The brms package offers the most versatility for modeling data, and can accommodate a whole family of different distributions. It even allows you to define your own functions and estimate parameters on those, and has a framework for hypothesis comparison of different effects with Bayes Factors. We’ve found this package is able to more accurately estimate parameters on methylation data than other packages.

For example in Alan’s 2017 oyster exposure experiment: methylation data is binomially distributed (e.g., read counts for methylated or unmethylated) and in our case, we wanted to make sure to account for the random effect of tank in the experiment (see results). For some loci, we found with preliminary analyses that some approaches to generalized linear modeling failed to converge (when parameters were estimated via restricted maximum likelihood as implemented in lme4, or when the posterior distributions of the parameters were estimated via MCMC with Gibbs sampling as implemented in MCMCglmm). We traced this issue of convergence to loci in which all individuals within a treatment combination had 100% or 0% methylation, and with diverse levels of methylation in other treatments, making them biologically interesting and desirable to model correctly. As pointed out by Burkner, the approaches used by MCMCglmm can be slow to converge in high-dimensional models with correlated parameters and may depend on conjugate priors. We therefore took a robust approach to analyzing methylation data with Bayesian Regression Models (BRMs) in which the sampling on the posterior distributions on the parameters was accomplished with the No-U-Turn-Sampler (NUTS). This algorithm converges much more quickly for high-dimensional models regardless of whether the priors are conjugate or not.

How to write about mixed models

• We had a lab professional development discussion on this

• What to write in a paper? Check out Zuur and LME Tutorial for examples.

Frequently asked questions

• How do you know you want to model an explanatory variable as fixed or random? If the levels of your explanatory variable represent a subset of an entire population of levels of that variable, then this should be modeled as random.

  • For more information see lme4 paper page 6.

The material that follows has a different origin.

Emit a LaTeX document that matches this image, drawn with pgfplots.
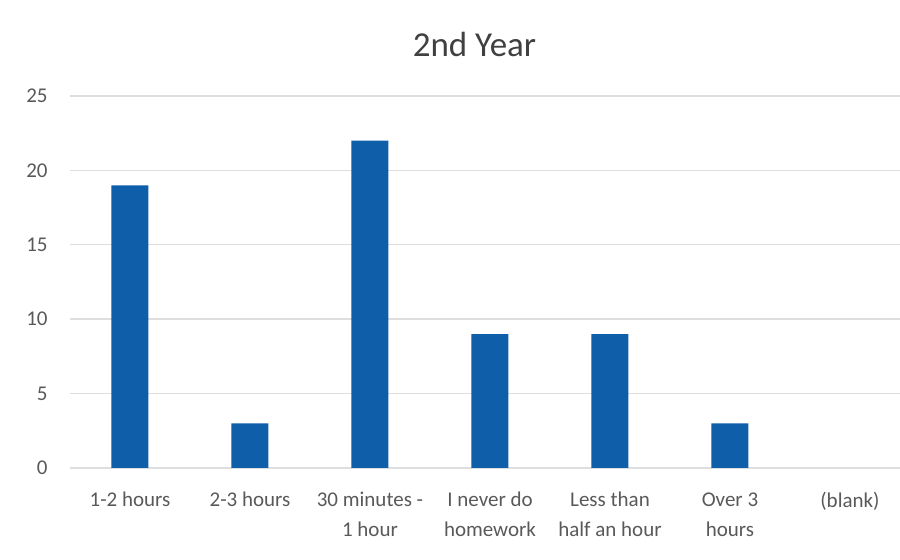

• Do your random effects or subjects appear to vary in the slopes AND intercepts relationships? Use data visualization to explore the linear relationship across levels of the random explanatory variable(s). An example is shown in lme4 paper page 4. If so, this suggests a model with random slopes and intercepts.

• What are the dimensions of linear models (e.g. p, q, n, etc.)? See lme4 paper page 8

• What does \(X^TX\) do? This is a common approach seen in statistics. (WILL ADD MORE)

• What is REML? See section 5.6 of Zuur for a great explanation.